Wednesday, July 13, 2022

The Worrier's Guide to Life by Gemma Correll

Since I've been out of the satanic mills of Big Publishing for more than a decade now - and that decade has seen, he said understatedly, a couple of changes - I find myself wondering how things work these days. Well, to be more specific, I find myself wondering if very specific kinds of things actually do still work, and, if so, what makes them work now when the world they relied on is gone?

Take the small book of humorous cartoons. From Arno to Garfield, it was a staple of mass-market book merchandising for most of the twentieth century, but my understanding is that books like that were mostly impulse purchases - you bought one because it was near the check-out counter, or in a display in the power aisle, or you were browsing in humor and it was face-out.

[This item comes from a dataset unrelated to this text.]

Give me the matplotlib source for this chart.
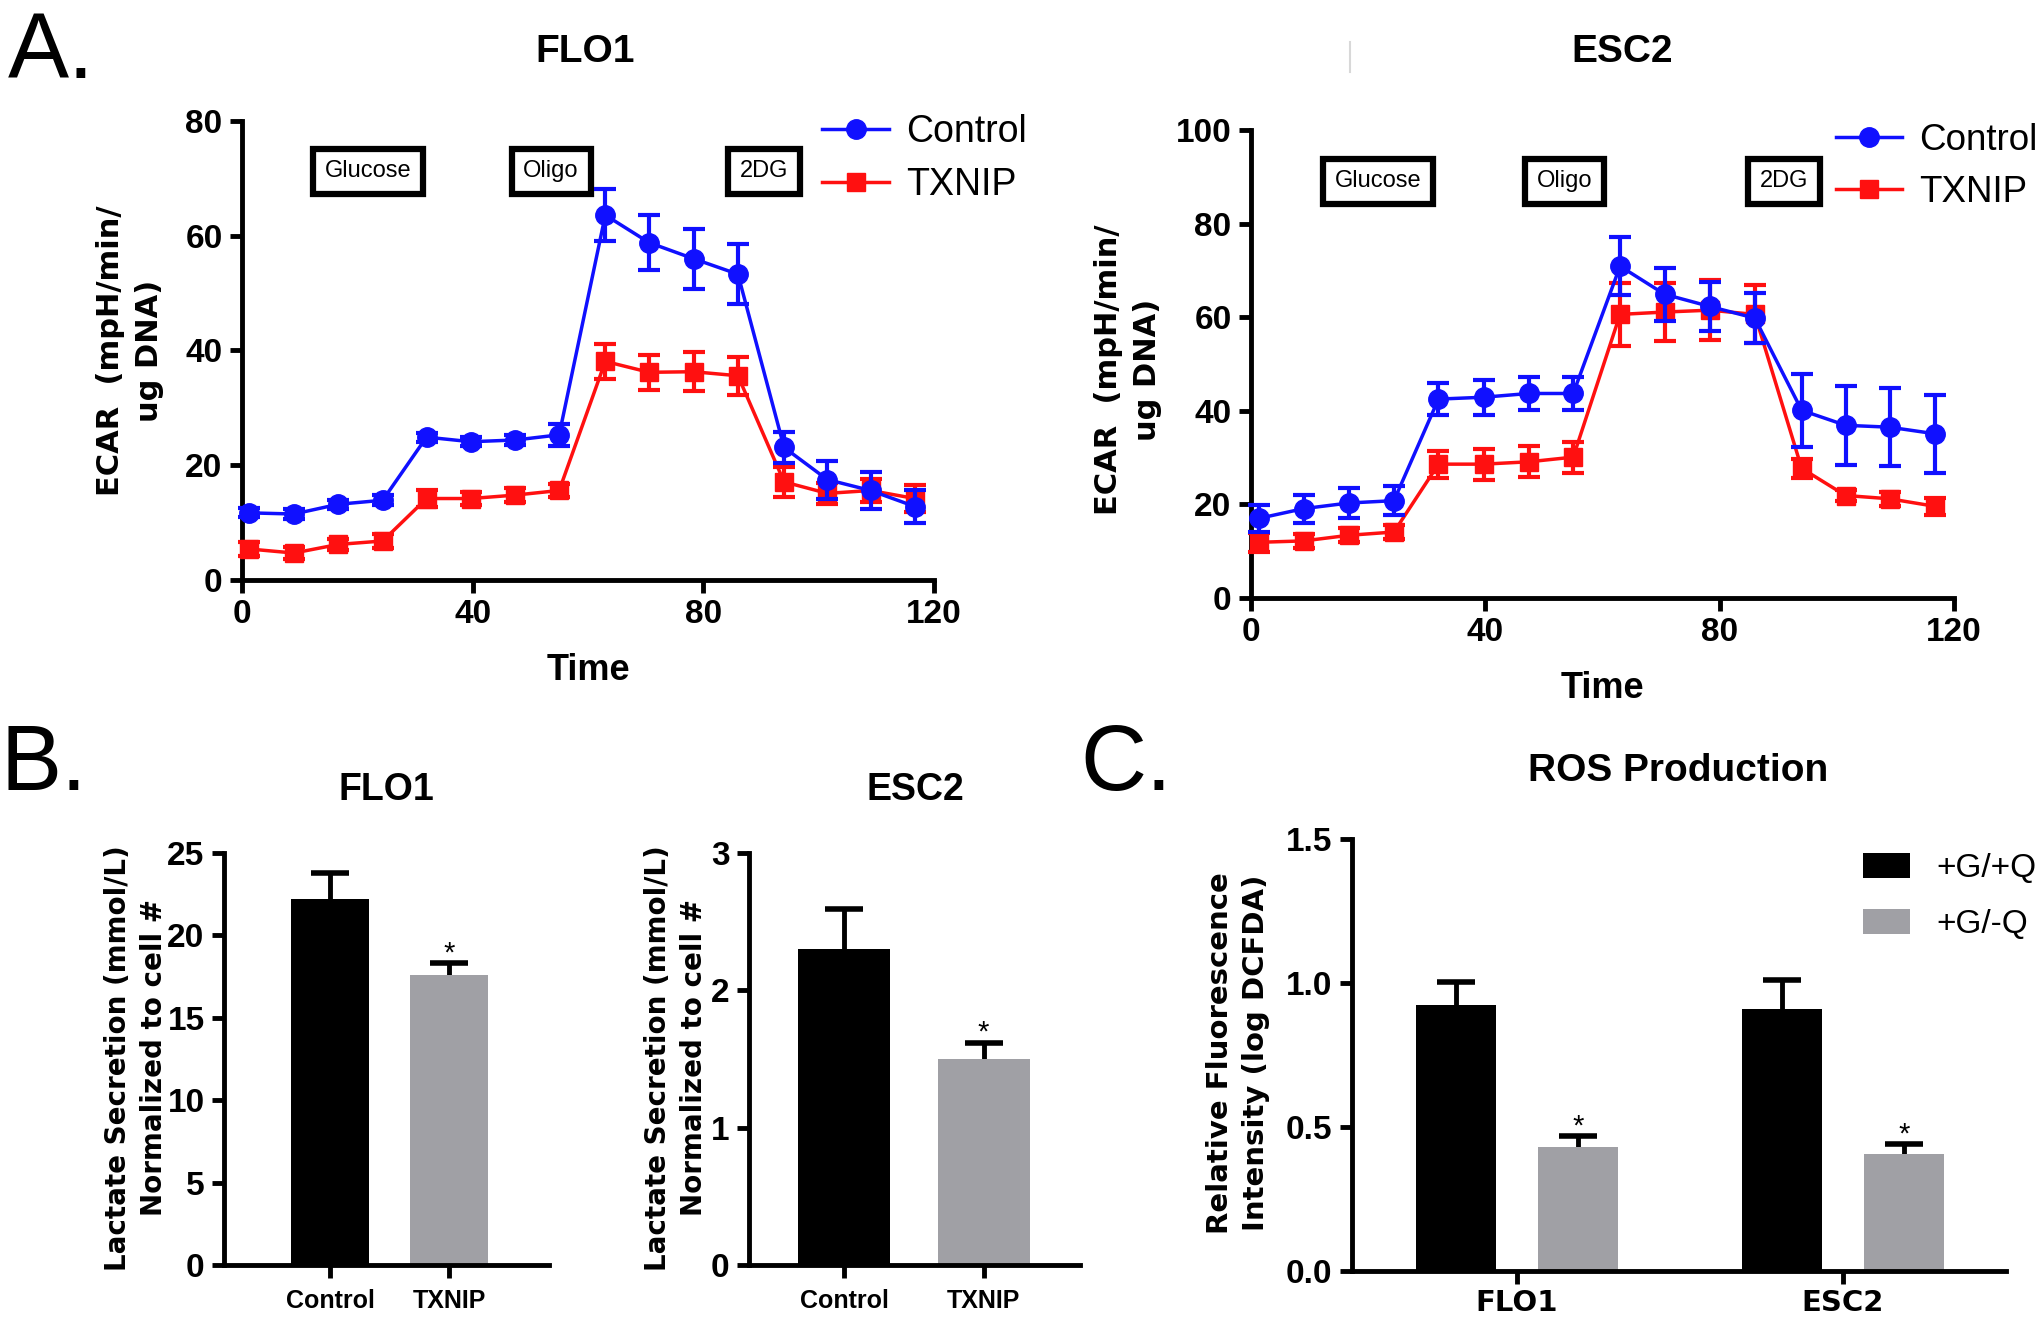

And, OK, yes, bookstores still do actually exist, true - but the center of gravity for book sales these days is mostly online, where algorithms and (ever more as each year passes) paid advertising slots are the only things that can or do attract eyeballs.

(Though, as I type that, I wonder if "paid advertising slots" is the answer - that's where all those old POS placements and table placements and face-out placements came from; they were all paid for. Maybe the online world has finally caught up with the way physical selling was twenty years ago.)

I wonder this because I like small books of humorous cartoons, and I end up reading a lot of them. So I want them to continue to exist for entirely selfish reasons. And lately, I worry that Andrews McMeel is the only house seriously publishing the stuff I'm looking for, and I wonder if that's mostly because AMcM is a sister company to a vast syndication engine, and so it's more "additional revenue" than a solidly successful thing in its own right.

In any case, those are the extraneous, invasive thoughts that came to mind looking at The Worrier's Guide to Life, Gemma Correll's book of cartoons from 2015. Correll is British, and I believe when this book came out she was still based there; she has since decamped to California, as all creative people are required to for at least one phase of their careers. I see her stuff most often at The Nib (which you should be following, if you like cartoons), but she's got a varied cartooning and illustration career, with work all over the place. This is still her only solo book; she's illustrated what look like a few YA books before and since, plus, y'know, cartoons and illustrations hither and yon.

Worrier's Guide is a general collection of cartoons, on many different topics - somewhat unconventionally (though I've seen it a few times), it's organized into thematic chapters. There are eight of them, and they are large and vague - things like "Modern Malaises" and "Travels & Tribulations" and "Fashion Frenzies." Basically, categories general enough to include some vaguely related topics, tight enough so the cartoons make sense with each other and loose enough that they're not making any of the same jokes. 

Obviously, I like Correll's work, or I wouldn't read a whole book of it. And I think you will, too, because I'm an optimist like that. In particular, she's really good at the cartoon that's a page of 6-10 related things, which are sometimes separate jokes on the same general topic and sometimes a funny sequence. A couple of examples from her website: Pasta Shapes for the Depressed (also in this book) and the more recent The Ladies' Mothering Blog. Things I can't link to, and you should read the book to find, include Dangerous Seafood (tuna with a knife!) and Cakes That Are Really, Really Bad for You (it starts with "Death by Chocolate" and also features "It's Probably Nothing, But You Should Get It Checked Out Anyway by Almond").

(Oh, and here's another one that I think I posted somewhere else one, and is still up on her Twitter.)

Anyway: Correll is funny. She writes funny, she draws funny, she has a good line in self-deprecation and makes good jokes about specific new things in the world, and she has a specific point of view. More people should read this book, so more books like this - by Correll and others - continue to appear.